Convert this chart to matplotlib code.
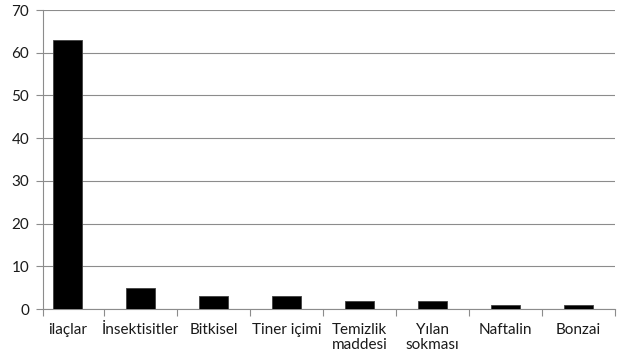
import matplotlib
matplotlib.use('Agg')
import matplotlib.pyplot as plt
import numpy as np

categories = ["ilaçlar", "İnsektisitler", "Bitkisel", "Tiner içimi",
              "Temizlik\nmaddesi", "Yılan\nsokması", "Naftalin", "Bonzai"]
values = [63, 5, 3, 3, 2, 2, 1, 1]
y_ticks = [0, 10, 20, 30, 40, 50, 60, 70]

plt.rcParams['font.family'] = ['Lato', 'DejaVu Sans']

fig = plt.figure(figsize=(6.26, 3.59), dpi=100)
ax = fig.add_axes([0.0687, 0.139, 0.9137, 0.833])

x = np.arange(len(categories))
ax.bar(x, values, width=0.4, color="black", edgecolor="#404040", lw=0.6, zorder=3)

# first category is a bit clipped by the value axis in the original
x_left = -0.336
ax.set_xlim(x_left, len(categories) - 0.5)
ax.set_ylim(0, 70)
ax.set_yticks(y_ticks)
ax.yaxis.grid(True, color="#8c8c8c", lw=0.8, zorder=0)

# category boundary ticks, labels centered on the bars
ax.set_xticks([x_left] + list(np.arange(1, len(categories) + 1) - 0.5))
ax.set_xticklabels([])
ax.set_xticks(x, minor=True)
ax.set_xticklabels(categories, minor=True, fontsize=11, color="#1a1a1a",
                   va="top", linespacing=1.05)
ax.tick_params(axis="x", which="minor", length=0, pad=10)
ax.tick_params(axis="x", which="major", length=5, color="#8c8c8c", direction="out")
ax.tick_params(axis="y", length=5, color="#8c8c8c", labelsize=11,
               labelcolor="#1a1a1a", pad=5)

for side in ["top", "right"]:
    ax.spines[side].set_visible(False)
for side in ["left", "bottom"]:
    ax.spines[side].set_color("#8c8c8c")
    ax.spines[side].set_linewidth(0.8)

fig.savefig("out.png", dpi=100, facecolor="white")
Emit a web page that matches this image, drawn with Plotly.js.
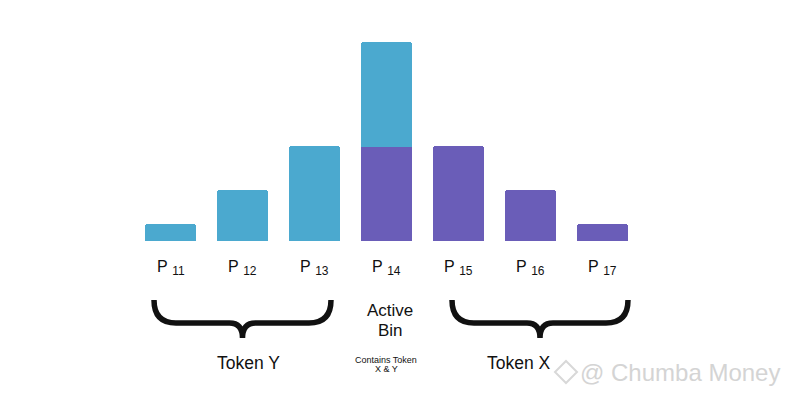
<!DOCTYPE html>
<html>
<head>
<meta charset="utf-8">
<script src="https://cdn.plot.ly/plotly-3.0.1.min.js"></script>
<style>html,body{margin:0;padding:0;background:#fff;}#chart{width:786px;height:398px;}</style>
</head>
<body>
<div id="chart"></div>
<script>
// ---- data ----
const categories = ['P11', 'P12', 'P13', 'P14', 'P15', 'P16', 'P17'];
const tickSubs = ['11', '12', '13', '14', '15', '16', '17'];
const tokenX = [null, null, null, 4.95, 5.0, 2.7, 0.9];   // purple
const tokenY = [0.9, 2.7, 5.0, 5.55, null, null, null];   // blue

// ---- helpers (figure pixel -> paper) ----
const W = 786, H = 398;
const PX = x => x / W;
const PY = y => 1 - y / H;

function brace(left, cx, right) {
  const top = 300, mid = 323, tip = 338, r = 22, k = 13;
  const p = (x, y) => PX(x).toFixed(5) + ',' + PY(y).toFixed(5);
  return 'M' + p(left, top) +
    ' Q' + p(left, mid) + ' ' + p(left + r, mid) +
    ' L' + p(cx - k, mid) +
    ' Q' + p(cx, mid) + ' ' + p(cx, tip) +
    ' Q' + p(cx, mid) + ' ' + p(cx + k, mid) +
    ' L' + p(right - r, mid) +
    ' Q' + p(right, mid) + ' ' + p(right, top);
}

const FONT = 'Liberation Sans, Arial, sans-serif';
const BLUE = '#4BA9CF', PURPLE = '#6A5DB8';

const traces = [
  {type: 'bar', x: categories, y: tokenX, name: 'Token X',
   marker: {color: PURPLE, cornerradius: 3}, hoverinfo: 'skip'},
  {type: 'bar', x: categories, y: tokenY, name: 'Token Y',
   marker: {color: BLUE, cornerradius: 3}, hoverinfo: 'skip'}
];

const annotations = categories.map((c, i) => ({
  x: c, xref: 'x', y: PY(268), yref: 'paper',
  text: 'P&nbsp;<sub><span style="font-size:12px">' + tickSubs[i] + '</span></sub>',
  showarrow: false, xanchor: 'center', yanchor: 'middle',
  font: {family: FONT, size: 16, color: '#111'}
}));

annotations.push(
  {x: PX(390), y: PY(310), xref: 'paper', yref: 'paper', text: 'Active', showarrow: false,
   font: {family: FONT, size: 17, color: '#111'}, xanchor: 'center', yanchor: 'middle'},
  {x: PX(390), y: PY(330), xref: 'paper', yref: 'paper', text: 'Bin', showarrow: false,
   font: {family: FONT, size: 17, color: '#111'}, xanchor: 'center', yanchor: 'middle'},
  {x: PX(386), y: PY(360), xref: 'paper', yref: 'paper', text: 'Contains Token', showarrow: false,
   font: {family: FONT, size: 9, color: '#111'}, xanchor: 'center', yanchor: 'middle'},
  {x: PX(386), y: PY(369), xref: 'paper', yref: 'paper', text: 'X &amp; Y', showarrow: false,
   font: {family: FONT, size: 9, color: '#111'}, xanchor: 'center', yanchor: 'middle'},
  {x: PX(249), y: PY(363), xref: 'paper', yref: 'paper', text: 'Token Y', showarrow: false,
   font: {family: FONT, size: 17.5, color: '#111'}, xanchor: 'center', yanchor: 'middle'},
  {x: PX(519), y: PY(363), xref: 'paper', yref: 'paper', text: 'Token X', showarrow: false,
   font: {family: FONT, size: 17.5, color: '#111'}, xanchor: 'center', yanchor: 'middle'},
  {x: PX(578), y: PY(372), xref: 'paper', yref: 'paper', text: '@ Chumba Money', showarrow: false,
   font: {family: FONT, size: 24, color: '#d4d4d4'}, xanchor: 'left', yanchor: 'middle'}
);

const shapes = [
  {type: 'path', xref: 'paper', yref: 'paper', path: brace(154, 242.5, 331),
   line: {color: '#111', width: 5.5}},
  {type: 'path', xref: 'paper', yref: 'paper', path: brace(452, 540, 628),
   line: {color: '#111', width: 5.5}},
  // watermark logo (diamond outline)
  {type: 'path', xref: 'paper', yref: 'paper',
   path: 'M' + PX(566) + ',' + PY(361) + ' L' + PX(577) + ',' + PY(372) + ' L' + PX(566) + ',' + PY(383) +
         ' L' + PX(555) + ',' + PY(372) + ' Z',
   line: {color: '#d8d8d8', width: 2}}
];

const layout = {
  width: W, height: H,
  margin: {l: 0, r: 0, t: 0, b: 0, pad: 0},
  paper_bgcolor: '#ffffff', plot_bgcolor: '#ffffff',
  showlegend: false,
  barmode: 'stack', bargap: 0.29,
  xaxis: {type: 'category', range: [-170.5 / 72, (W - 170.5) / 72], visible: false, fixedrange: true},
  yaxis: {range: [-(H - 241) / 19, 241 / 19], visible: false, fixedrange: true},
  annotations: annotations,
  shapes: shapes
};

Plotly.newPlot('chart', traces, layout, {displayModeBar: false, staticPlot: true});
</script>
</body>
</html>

*Goal*: Above are the records; repeat their lines from the first through the line containing "import numpy as np", and leave out each picture.

*Answer to the task*:
Convert this chart to matplotlib code.
import matplotlib
matplotlib.use('Agg')
import matplotlib.pyplot as plt
import numpy as np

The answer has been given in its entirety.